> **Do this**
Copy the listing verbatim, excluding any images found in it.

> **Source material**

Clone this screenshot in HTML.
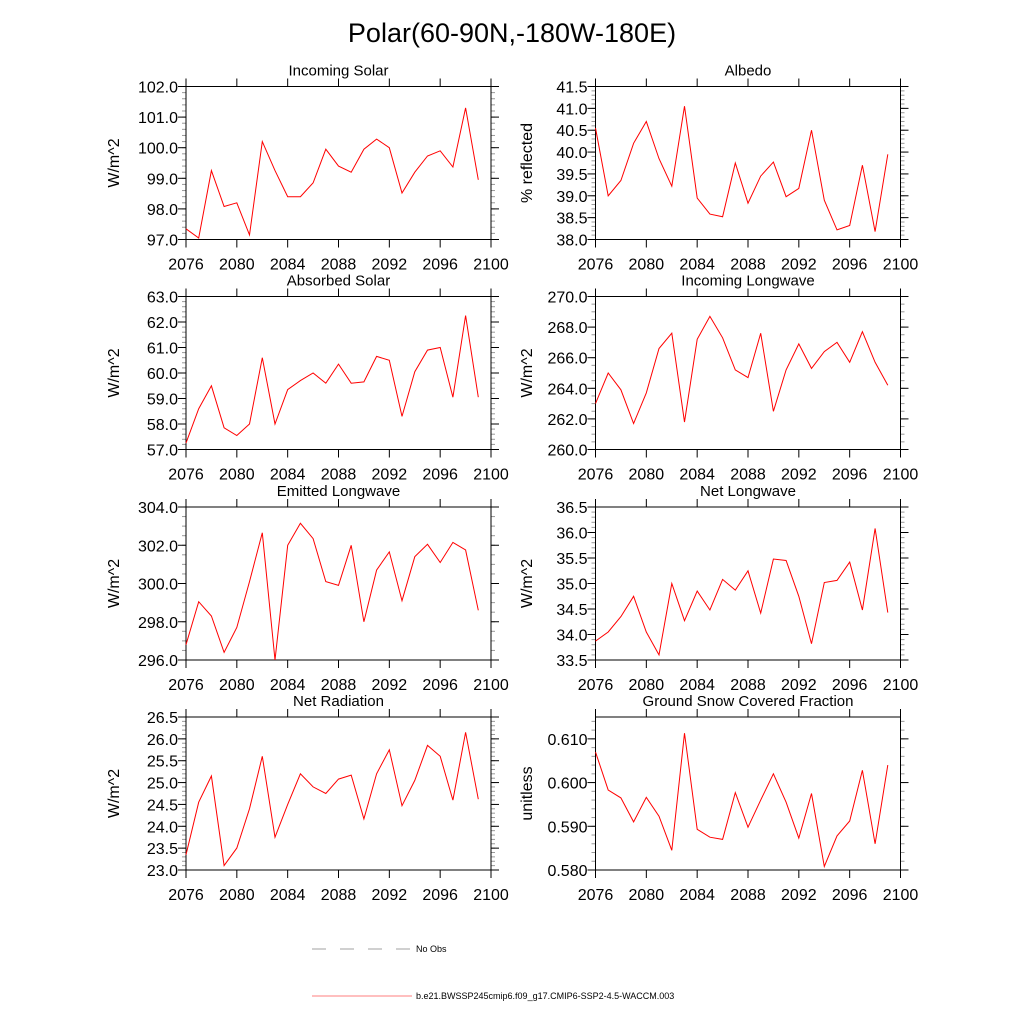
<!DOCTYPE html>
<html><head><meta charset="utf-8"><style>
html,body{margin:0;padding:0;background:#fff;}
svg{display:block;font-family:"Liberation Sans",sans-serif;}
</style></head><body>
<svg id="c" width="1024" height="1024" xmlns="http://www.w3.org/2000/svg">
<text x="512" y="42" font-size="27" text-anchor="middle">Polar(60-90N,-180W-180E)</text>
<g>
<line x1="312" y1="949" x2="412" y2="949" stroke="#444" stroke-width="0.6" stroke-dasharray="14,14"/>
<text x="416" y="952" font-size="9">No Obs</text>
<line x1="312" y1="996" x2="412" y2="996" stroke="red" stroke-width="0.6"/>
<text x="416" y="999" font-size="9">b.e21.BWSSP245cmip6.f09_g17.CMIP6-SSP2-4.5-WACCM.003</text>
</g>
</svg>
<script>
const years=[2076,2077,2078,2079,2080,2081,2082,2083,2084,2085,2086,2087,2088,2089,2090,2091,2092,2093,2094,2095,2096,2097,2098,2099];
const xTicks=[2076,2080,2084,2088,2092,2096,2100];
const incomingSolar=[97.35,97.05,99.25,98.08,98.2,97.15,100.2,99.25,98.4,98.4,98.85,99.95,99.4,99.2,99.95,100.28,100.0,98.52,99.2,99.73,99.9,99.37,101.3,98.95];
const albedo=[40.55,39.0,39.35,40.2,40.7,39.85,39.22,41.05,38.95,38.58,38.52,39.75,38.83,39.45,39.77,38.98,39.17,40.5,38.9,38.22,38.32,39.7,38.18,39.95];
const absorbedSolar=[57.25,58.6,59.5,57.85,57.55,58.0,60.6,58.0,59.35,59.7,60.0,59.6,60.35,59.6,59.65,60.65,60.5,58.3,60.05,60.9,61.0,59.05,62.25,59.05];
const incomingLW=[263.0,265.0,263.9,261.7,263.7,266.6,267.6,261.8,267.2,268.7,267.3,265.2,264.7,267.6,262.5,265.2,266.9,265.3,266.4,267.0,265.7,267.7,265.7,264.2];
const emittedLW=[296.8,299.05,298.3,296.4,297.7,300.1,302.65,296.0,302.0,303.15,302.35,300.1,299.9,302.0,298.0,300.7,301.65,299.1,301.4,302.05,301.1,302.15,301.75,298.6];
const netLW=[33.87,34.05,34.35,34.75,34.05,33.6,35.0,34.27,34.85,34.48,35.08,34.87,35.25,34.42,35.48,35.45,34.75,33.82,35.02,35.06,35.42,34.48,36.08,34.43];
const netRad=[23.35,24.55,25.15,23.1,23.5,24.4,25.6,23.75,24.5,25.2,24.9,24.75,25.08,25.17,24.17,25.2,25.75,24.47,25.05,25.85,25.6,24.6,26.15,24.62];
const snowFrac=[0.607,0.5983,0.5965,0.591,0.5966,0.5923,0.5845,0.6113,0.5893,0.5875,0.587,0.5977,0.5898,0.596,0.602,0.5955,0.5873,0.5975,0.5808,0.5878,0.5912,0.6028,0.586,0.604];
const yTicksIS=[97,98,99,100,101,102];
const yTicksAlb=[38,38.5,39,39.5,40,40.5,41,41.5];
const yTicksAS=[57,58,59,60,61,62,63];
const yTicksILW=[260,262,264,266,268,270];
const yTicksELW=[296,298,300,302,304];
const yTicksNLW=[33.5,34,34.5,35,35.5,36,36.5];
const yTicksNR=[23,23.5,24,24.5,25,25.5,26,26.5];
const yTicksSnow=[0.58,0.59,0.6,0.61];

const panels=[
 {name:'incoming-solar',title:'Incoming Solar',yl:'W/m^2',d:incomingSolar,t:yTicksIS,min:97,max:102,dec:1,minor:5,col:0,row:0},
 {name:'albedo',title:'Albedo',yl:'% reflected',d:albedo,t:yTicksAlb,min:38,max:41.5,dec:1,minor:5,col:1,row:0},
 {name:'absorbed-solar',title:'Absorbed Solar',yl:'W/m^2',d:absorbedSolar,t:yTicksAS,min:57,max:63,dec:1,minor:5,col:0,row:1},
 {name:'incoming-longwave',title:'Incoming Longwave',yl:'W/m^2',d:incomingLW,t:yTicksILW,min:260,max:270,dec:1,minor:4,col:1,row:1},
 {name:'emitted-longwave',title:'Emitted Longwave',yl:'W/m^2',d:emittedLW,t:yTicksELW,min:296,max:304,dec:1,minor:4,col:0,row:2},
 {name:'net-longwave',title:'Net Longwave',yl:'W/m^2',d:netLW,t:yTicksNLW,min:33.5,max:36.5,dec:1,minor:5,col:1,row:2},
 {name:'net-radiation',title:'Net Radiation',yl:'W/m^2',d:netRad,t:yTicksNR,min:23,max:26.5,dec:1,minor:5,col:0,row:3},
 {name:'ground-snow-fraction',title:'Ground Snow Covered Fraction',yl:'unitless',d:snowFrac,t:yTicksSnow,min:0.58,max:0.615,dec:3,minor:5,col:1,row:3}
];
const svg=document.getElementById('c');
const NS='http://www.w3.org/2000/svg';
function mk(tag,attrs,parent,txt){const e=document.createElementNS(NS,tag);for(const k in attrs)e.setAttribute(k,attrs[k]);if(txt!==undefined)e.textContent=txt;parent.appendChild(e);return e;}
const lefts=[186,595.5], widths=[305,305], tops=[86.5,296.5,507,717], H=153;
panels.forEach(p=>{
 const L=lefts[p.col],W=widths[p.col],T=tops[p.row],B=T+H;
 const g=mk('g',{},svg);
 
 
 const xs=v=>L+(v-2076)/(2100-2076)*W;
 const ys=v=>B-(v-p.min)/(p.max-p.min)*H;
 const step=p.t[1]-p.t[0];
 for(let v=p.t[0]-step;v<=p.max+1e-9;v+=step/p.minor){
  if(v<p.min-1e-9)continue;
  const y=ys(v);
  mk('line',{x1:L-4,y1:y,x2:L,y2:y,stroke:'#999','stroke-width':1},g);
  mk('line',{x1:L+W,y1:y,x2:L+W+4,y2:y,stroke:'#999','stroke-width':1},g);
 }
 p.t.forEach(v=>{
  const y=ys(v);
  mk('line',{x1:L-8,y1:y,x2:L,y2:y,stroke:'#000','stroke-width':1},g);
  mk('line',{x1:L+W,y1:y,x2:L+W+8,y2:y,stroke:'#000','stroke-width':1},g);
  const tl=mk('text',{x:L-8,y:y+6,'font-size':16,'text-anchor':'end'},g,v.toFixed(p.dec));
  
  
 });
 xTicks.forEach(v=>{
  const x=xs(v);
  mk('line',{x1:x,y1:B,x2:x,y2:B+8,stroke:'#000','stroke-width':1},g);
  mk('line',{x1:x,y1:T-8,x2:x,y2:T,stroke:'#000','stroke-width':1},g);
  const tl=mk('text',{x:x,y:B+30,'font-size':16,'text-anchor':'middle'},g,String(v));
  
  
 });
 const fr=mk('rect',{x:L,y:T,width:W,height:H,fill:'none',stroke:'#000','stroke-width':1},g);
 
 
 const tt=mk('text',{x:L+W/2,y:T-11,'font-size':15,'text-anchor':'middle'},g,p.title);
 
 
 const yx=p.col===0?119:532;
 const yt=mk('text',{x:yx,y:T+H/2,'font-size':16,'text-anchor':'middle',transform:'rotate(-90 '+yx+' '+(T+H/2)+')'},g,p.yl);
 
 
 const pts=p.d.map((v,i)=>xs(years[i]).toFixed(1)+','+ys(v).toFixed(1)).join(' ');
 const pl=mk('polyline',{points:pts,fill:'none',stroke:'red','stroke-width':1},g);
 
 
});
</script>
</body></html>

> **Reply**
Clone this screenshot in HTML.
<!DOCTYPE html>
<html><head><meta charset="utf-8"><style>
html,body{margin:0;padding:0;background:#fff;}
svg{display:block;font-family:"Liberation Sans",sans-serif;}
</style></head><body>
<svg id="c" width="1024" height="1024" xmlns="http://www.w3.org/2000/svg">
<text x="512" y="42" font-size="27" text-anchor="middle">Polar(60-90N,-180W-180E)</text>
<g>
<line x1="312" y1="949" x2="412" y2="949" stroke="#444" stroke-width="0.6" stroke-dasharray="14,14"/>
<text x="416" y="952" font-size="9">No Obs</text>
<line x1="312" y1="996" x2="412" y2="996" stroke="red" stroke-width="0.6"/>
<text x="416" y="999" font-size="9">b.e21.BWSSP245cmip6.f09_g17.CMIP6-SSP2-4.5-WACCM.003</text>
</g>
</svg>
<script>
const years=[2076,2077,2078,2079,2080,2081,2082,2083,2084,2085,2086,2087,2088,2089,2090,2091,2092,2093,2094,2095,2096,2097,2098,2099];
const xTicks=[2076,2080,2084,2088,2092,2096,2100];
const incomingSolar=[97.35,97.05,99.25,98.08,98.2,97.15,100.2,99.25,98.4,98.4,98.85,99.95,99.4,99.2,99.95,100.28,100.0,98.52,99.2,99.73,99.9,99.37,101.3,98.95];
const albedo=[40.55,39.0,39.35,40.2,40.7,39.85,39.22,41.05,38.95,38.58,38.52,39.75,38.83,39.45,39.77,38.98,39.17,40.5,38.9,38.22,38.32,39.7,38.18,39.95];
const absorbedSolar=[57.25,58.6,59.5,57.85,57.55,58.0,60.6,58.0,59.35,59.7,60.0,59.6,60.35,59.6,59.65,60.65,60.5,58.3,60.05,60.9,61.0,59.05,62.25,59.05];
const incomingLW=[263.0,265.0,263.9,261.7,263.7,266.6,267.6,261.8,267.2,268.7,267.3,265.2,264.7,267.6,262.5,265.2,266.9,265.3,266.4,267.0,265.7,267.7,265.7,264.2];
const emittedLW=[296.8,299.05,298.3,296.4,297.7,300.1,302.65,296.0,302.0,303.15,302.35,300.1,299.9,302.0,298.0,300.7,301.65,299.1,301.4,302.05,301.1,302.15,301.75,298.6];
const netLW=[33.87,34.05,34.35,34.75,34.05,33.6,35.0,34.27,34.85,34.48,35.08,34.87,35.25,34.42,35.48,35.45,34.75,33.82,35.02,35.06,35.42,34.48,36.08,34.43];
const netRad=[23.35,24.55,25.15,23.1,23.5,24.4,25.6,23.75,24.5,25.2,24.9,24.75,25.08,25.17,24.17,25.2,25.75,24.47,25.05,25.85,25.6,24.6,26.15,24.62];
const snowFrac=[0.607,0.5983,0.5965,0.591,0.5966,0.5923,0.5845,0.6113,0.5893,0.5875,0.587,0.5977,0.5898,0.596,0.602,0.5955,0.5873,0.5975,0.5808,0.5878,0.5912,0.6028,0.586,0.604];
const yTicksIS=[97,98,99,100,101,102];
const yTicksAlb=[38,38.5,39,39.5,40,40.5,41,41.5];
const yTicksAS=[57,58,59,60,61,62,63];
const yTicksILW=[260,262,264,266,268,270];
const yTicksELW=[296,298,300,302,304];
const yTicksNLW=[33.5,34,34.5,35,35.5,36,36.5];
const yTicksNR=[23,23.5,24,24.5,25,25.5,26,26.5];
const yTicksSnow=[0.58,0.59,0.6,0.61];

const panels=[
 {name:'incoming-solar',title:'Incoming Solar',yl:'W/m^2',d:incomingSolar,t:yTicksIS,min:97,max:102,dec:1,minor:5,col:0,row:0},
 {name:'albedo',title:'Albedo',yl:'% reflected',d:albedo,t:yTicksAlb,min:38,max:41.5,dec:1,minor:5,col:1,row:0},
 {name:'absorbed-solar',title:'Absorbed Solar',yl:'W/m^2',d:absorbedSolar,t:yTicksAS,min:57,max:63,dec:1,minor:5,col:0,row:1},
 {name:'incoming-longwave',title:'Incoming Longwave',yl:'W/m^2',d:incomingLW,t:yTicksILW,min:260,max:270,dec:1,minor:4,col:1,row:1},
 {name:'emitted-longwave',title:'Emitted Longwave',yl:'W/m^2',d:emittedLW,t:yTicksELW,min:296,max:304,dec:1,minor:4,col:0,row:2},
 {name:'net-longwave',title:'Net Longwave',yl:'W/m^2',d:netLW,t:yTicksNLW,min:33.5,max:36.5,dec:1,minor:5,col:1,row:2},
 {name:'net-radiation',title:'Net Radiation',yl:'W/m^2',d:netRad,t:yTicksNR,min:23,max:26.5,dec:1,minor:5,col:0,row:3},
 {name:'ground-snow-fraction',title:'Ground Snow Covered Fraction',yl:'unitless',d:snowFrac,t:yTicksSnow,min:0.58,max:0.615,dec:3,minor:5,col:1,row:3}
];
const svg=document.getElementById('c');
const NS='http://www.w3.org/2000/svg';
function mk(tag,attrs,parent,txt){const e=document.createElementNS(NS,tag);for(const k in attrs)e.setAttribute(k,attrs[k]);if(txt!==undefined)e.textContent=txt;parent.appendChild(e);return e;}
const lefts=[186,595.5], widths=[305,305], tops=[86.5,296.5,507,717], H=153;
panels.forEach(p=>{
 const L=lefts[p.col],W=widths[p.col],T=tops[p.row],B=T+H;
 const g=mk('g',{},svg);
 
 
 const xs=v=>L+(v-2076)/(2100-2076)*W;
 const ys=v=>B-(v-p.min)/(p.max-p.min)*H;
 const step=p.t[1]-p.t[0];
 for(let v=p.t[0]-step;v<=p.max+1e-9;v+=step/p.minor){
  if(v<p.min-1e-9)continue;
  const y=ys(v);
  mk('line',{x1:L-4,y1:y,x2:L,y2:y,stroke:'#999','stroke-width':1},g);
  mk('line',{x1:L+W,y1:y,x2:L+W+4,y2:y,stroke:'#999','stroke-width':1},g);
 }
 p.t.forEach(v=>{
  const y=ys(v);
  mk('line',{x1:L-8,y1:y,x2:L,y2:y,stroke:'#000','stroke-width':1},g);
  mk('line',{x1:L+W,y1:y,x2:L+W+8,y2:y,stroke:'#000','stroke-width':1},g);
  const tl=mk('text',{x:L-8,y:y+6,'font-size':16,'text-anchor':'end'},g,v.toFixed(p.dec));
  
  
 });
 xTicks.forEach(v=>{
  const x=xs(v);
  mk('line',{x1:x,y1:B,x2:x,y2:B+8,stroke:'#000','stroke-width':1},g);
  mk('line',{x1:x,y1:T-8,x2:x,y2:T,stroke:'#000','stroke-width':1},g);
  const tl=mk('text',{x:x,y:B+30,'font-size':16,'text-anchor':'middle'},g,String(v));
  
  
 });
 const fr=mk('rect',{x:L,y:T,width:W,height:H,fill:'none',stroke:'#000','stroke-width':1},g);
 
 
 const tt=mk('text',{x:L+W/2,y:T-11,'font-size':15,'text-anchor':'middle'},g,p.title);
 
 
 const yx=p.col===0?119:532;
 const yt=mk('text',{x:yx,y:T+H/2,'font-size':16,'text-anchor':'middle',transform:'rotate(-90 '+yx+' '+(T+H/2)+')'},g,p.yl);
 
 
 const pts=p.d.map((v,i)=>xs(years[i]).toFixed(1)+','+ys(v).toFixed(1)).join(' ');
 const pl=mk('polyline',{points:pts,fill:'none',stroke:'red','stroke-width':1},g);
 
 
});
</script>
</body></html>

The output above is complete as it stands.